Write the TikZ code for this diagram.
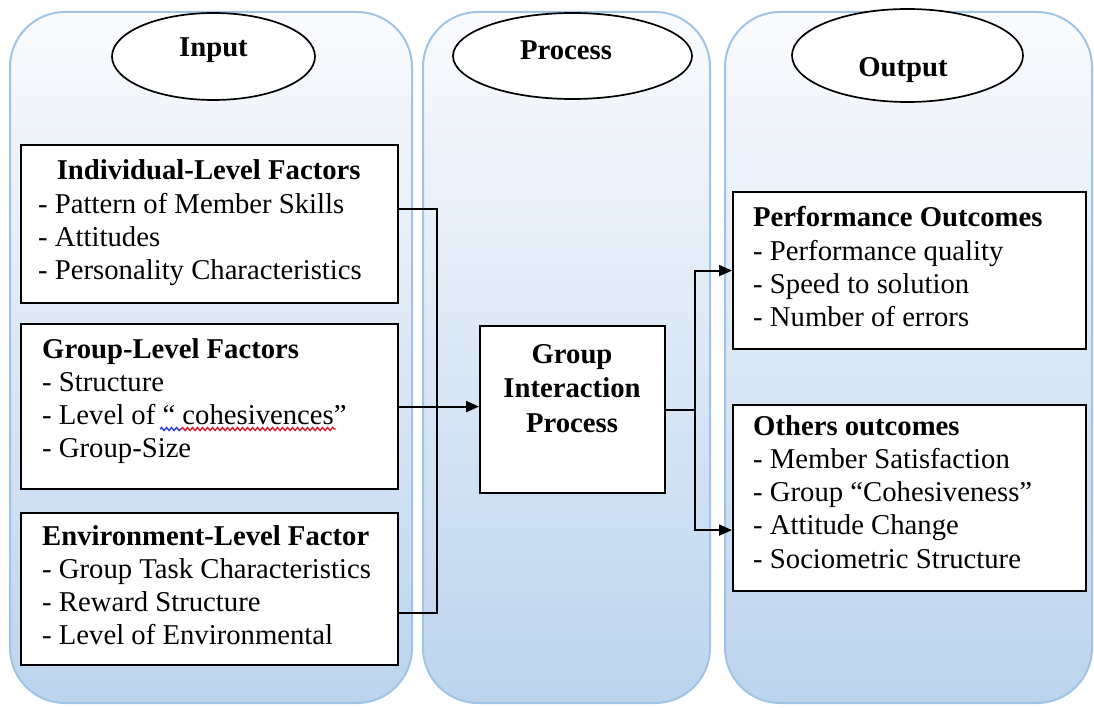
\documentclass[tikz,border=0pt]{standalone}
\usepackage{fontspec}
\setmainfont{Liberation Serif}
\usetikzlibrary{shapes.geometric,arrows.meta,decorations.pathmorphing}
\definecolor{panelborder}{RGB}{160,196,230}
\definecolor{paneltop}{RGB}{250,251,253}
\definecolor{panelmid}{RGB}{226,236,247}
\definecolor{panelbot}{RGB}{188,212,238}
\definecolor{squigred}{RGB}{220,30,50}
\definecolor{squigblue}{RGB}{40,60,220}
\tikzset{
  panel/.style={draw=panelborder,line width=2pt,rounded corners=55pt,
    top color=paneltop,middle color=panelmid,bottom color=panelbot},
  oval/.style={draw=black,line width=1.7pt,fill=white,ellipse,inner sep=0pt},
  factbox/.style={draw=black,line width=2.2pt,fill=white,anchor=north west,inner sep=0pt},
  txt/.style={anchor=base west,inner sep=0pt,font=\fontsize{28.7}{33.3}\selectfont},
  ttl/.style={anchor=base,inner sep=0pt,font=\fontsize{28.7}{33.3}\selectfont\bfseries},
  conn/.style={draw=black,line width=2.1pt},
  arr/.style={conn,-{Triangle[length=13pt,width=11pt]}},
  squig/.style={line width=1.4pt,decorate,decoration={snake,amplitude=1.5pt,segment length=5pt}}
}
\begin{document}
\begin{tikzpicture}[x=1pt,y=-1pt]
\useasboundingbox (0,0) rectangle (1094,708);
\fill[white] (0,0) rectangle (1094,708);
% panels
\path[panel] (10,12) rectangle (412,703);
\path[panel] (423,12) rectangle (710,703);
\path[panel] (725,12) rectangle (1092,703);
% ellipses
\node[oval,minimum width=203pt,minimum height=87pt] (inel) at (213.5,56.5) {};
\node[oval,minimum width=239pt,minimum height=86pt] (prel) at (572.5,56) {};
\node[oval,minimum width=231pt,minimum height=93pt] (outel) at (907.5,55.5) {};
\node[ttl] (inlbl) at (213.5,57) {Input};
\node[ttl] (prlbl) at (566,60) {Process};
\node[ttl] (outlbl) at (903,77) {Output};
% boxes
\node[factbox,minimum width=377pt,minimum height=158pt] (ind) at (20,144) {};
\node[factbox,minimum width=377pt,minimum height=165pt] (grp) at (20,323) {};
\node[factbox,minimum width=377pt,minimum height=152pt] (env) at (20,512) {};
\node[factbox,minimum width=185pt,minimum height=167pt] (proc) at (479,325) {};
\node[factbox,minimum width=353pt,minimum height=157pt] (perf) at (732,191) {};
\node[factbox,minimum width=353pt,minimum height=186pt] (oth) at (732,404) {};
% texts
\node[txt] (indt) at (38,180) {\parbox[t]{341pt}{\raggedright\makebox[341pt][c]{\textbf{Individual-Level Factors}}\\- Pattern of Member Skills\\- Attitudes\\- Personality Characteristics}};
\node[txt] (grpt) at (42,358) {\parbox[t]{350pt}{\raggedright\textbf{Group-Level Factors}\\- Structure\\- Level of “ cohesivences”\\- Group-Size}};
\node[txt] (envt) at (42,545) {\parbox[t]{350pt}{\raggedright\textbf{Environment-Level Factor}\\- Group Task Characteristics\\- Reward Structure\\- Level of Environmental}};
\node[txt] (perft) at (753,227) {\parbox[t]{330pt}{\raggedright\textbf{Performance Outcomes}\\- Performance quality\\- Speed to solution\\- Number of errors}};
\node[txt] (otht) at (753,435) {\parbox[t]{330pt}{\raggedright\textbf{Others outcomes}\\- Member Satisfaction\\- Group “Cohesiveness”\\- Attitude Change\\- Sociometric Structure}};
\node[ttl,font=\fontsize{28.7}{34.5}\selectfont\bfseries] (proct) at (572,363) {\parbox[t]{180pt}{\centering Group\\Interaction\\Process}};
% spell-check squiggles
\draw[squig,draw=squigblue] (160,429) -- (181,429);
\draw[squig,draw=squigred] (181,429) -- (336,429);
% connectors
\coordinate[xshift=38pt] (jl) at (grp.east);
\coordinate[xshift=29pt] (jr) at (proc.east);
\draw[conn] ([yshift=15pt]ind.east) -| (jl);
\draw[conn] ([yshift=-24pt]env.east) -| (jl);
\draw[arr] (grp.east) -- (proc.west |- grp.east);
\draw[conn] (proc.east) -- (jr);
\draw[arr] (jr) |- (perf.west);
\draw[arr] (jr) |- ([yshift=-32pt]oth.west);
\end{tikzpicture}
\end{document}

•••

# TO DO
Go through the material above and print all of it exactly, except the pictures.

# FINAL ANSWER
Write the TikZ code for this diagram.
\documentclass[tikz,border=0pt]{standalone}
\usepackage{fontspec}
\setmainfont{Liberation Serif}
\usetikzlibrary{shapes.geometric,arrows.meta,decorations.pathmorphing}
\definecolor{panelborder}{RGB}{160,196,230}
\definecolor{paneltop}{RGB}{250,251,253}
\definecolor{panelmid}{RGB}{226,236,247}
\definecolor{panelbot}{RGB}{188,212,238}
\definecolor{squigred}{RGB}{220,30,50}
\definecolor{squigblue}{RGB}{40,60,220}
\tikzset{
  panel/.style={draw=panelborder,line width=2pt,rounded corners=55pt,
    top color=paneltop,middle color=panelmid,bottom color=panelbot},
  oval/.style={draw=black,line width=1.7pt,fill=white,ellipse,inner sep=0pt},
  factbox/.style={draw=black,line width=2.2pt,fill=white,anchor=north west,inner sep=0pt},
  txt/.style={anchor=base west,inner sep=0pt,font=\fontsize{28.7}{33.3}\selectfont},
  ttl/.style={anchor=base,inner sep=0pt,font=\fontsize{28.7}{33.3}\selectfont\bfseries},
  conn/.style={draw=black,line width=2.1pt},
  arr/.style={conn,-{Triangle[length=13pt,width=11pt]}},
  squig/.style={line width=1.4pt,decorate,decoration={snake,amplitude=1.5pt,segment length=5pt}}
}
\begin{document}
\begin{tikzpicture}[x=1pt,y=-1pt]
\useasboundingbox (0,0) rectangle (1094,708);
\fill[white] (0,0) rectangle (1094,708);
% panels
\path[panel] (10,12) rectangle (412,703);
\path[panel] (423,12) rectangle (710,703);
\path[panel] (725,12) rectangle (1092,703);
% ellipses
\node[oval,minimum width=203pt,minimum height=87pt] (inel) at (213.5,56.5) {};
\node[oval,minimum width=239pt,minimum height=86pt] (prel) at (572.5,56) {};
\node[oval,minimum width=231pt,minimum height=93pt] (outel) at (907.5,55.5) {};
\node[ttl] (inlbl) at (213.5,57) {Input};
\node[ttl] (prlbl) at (566,60) {Process};
\node[ttl] (outlbl) at (903,77) {Output};
% boxes
\node[factbox,minimum width=377pt,minimum height=158pt] (ind) at (20,144) {};
\node[factbox,minimum width=377pt,minimum height=165pt] (grp) at (20,323) {};
\node[factbox,minimum width=377pt,minimum height=152pt] (env) at (20,512) {};
\node[factbox,minimum width=185pt,minimum height=167pt] (proc) at (479,325) {};
\node[factbox,minimum width=353pt,minimum height=157pt] (perf) at (732,191) {};
\node[factbox,minimum width=353pt,minimum height=186pt] (oth) at (732,404) {};
% texts
\node[txt] (indt) at (38,180) {\parbox[t]{341pt}{\raggedright\makebox[341pt][c]{\textbf{Individual-Level Factors}}\\- Pattern of Member Skills\\- Attitudes\\- Personality Characteristics}};
\node[txt] (grpt) at (42,358) {\parbox[t]{350pt}{\raggedright\textbf{Group-Level Factors}\\- Structure\\- Level of “ cohesivences”\\- Group-Size}};
\node[txt] (envt) at (42,545) {\parbox[t]{350pt}{\raggedright\textbf{Environment-Level Factor}\\- Group Task Characteristics\\- Reward Structure\\- Level of Environmental}};
\node[txt] (perft) at (753,227) {\parbox[t]{330pt}{\raggedright\textbf{Performance Outcomes}\\- Performance quality\\- Speed to solution\\- Number of errors}};
\node[txt] (otht) at (753,435) {\parbox[t]{330pt}{\raggedright\textbf{Others outcomes}\\- Member Satisfaction\\- Group “Cohesiveness”\\- Attitude Change\\- Sociometric Structure}};
\node[ttl,font=\fontsize{28.7}{34.5}\selectfont\bfseries] (proct) at (572,363) {\parbox[t]{180pt}{\centering Group\\Interaction\\Process}};
% spell-check squiggles
\draw[squig,draw=squigblue] (160,429) -- (181,429);
\draw[squig,draw=squigred] (181,429) -- (336,429);
% connectors
\coordinate[xshift=38pt] (jl) at (grp.east);
\coordinate[xshift=29pt] (jr) at (proc.east);
\draw[conn] ([yshift=15pt]ind.east) -| (jl);
\draw[conn] ([yshift=-24pt]env.east) -| (jl);
\draw[arr] (grp.east) -- (proc.west |- grp.east);
\draw[conn] (proc.east) -- (jr);
\draw[arr] (jr) |- (perf.west);
\draw[arr] (jr) |- ([yshift=-32pt]oth.west);
\end{tikzpicture}
\end{document}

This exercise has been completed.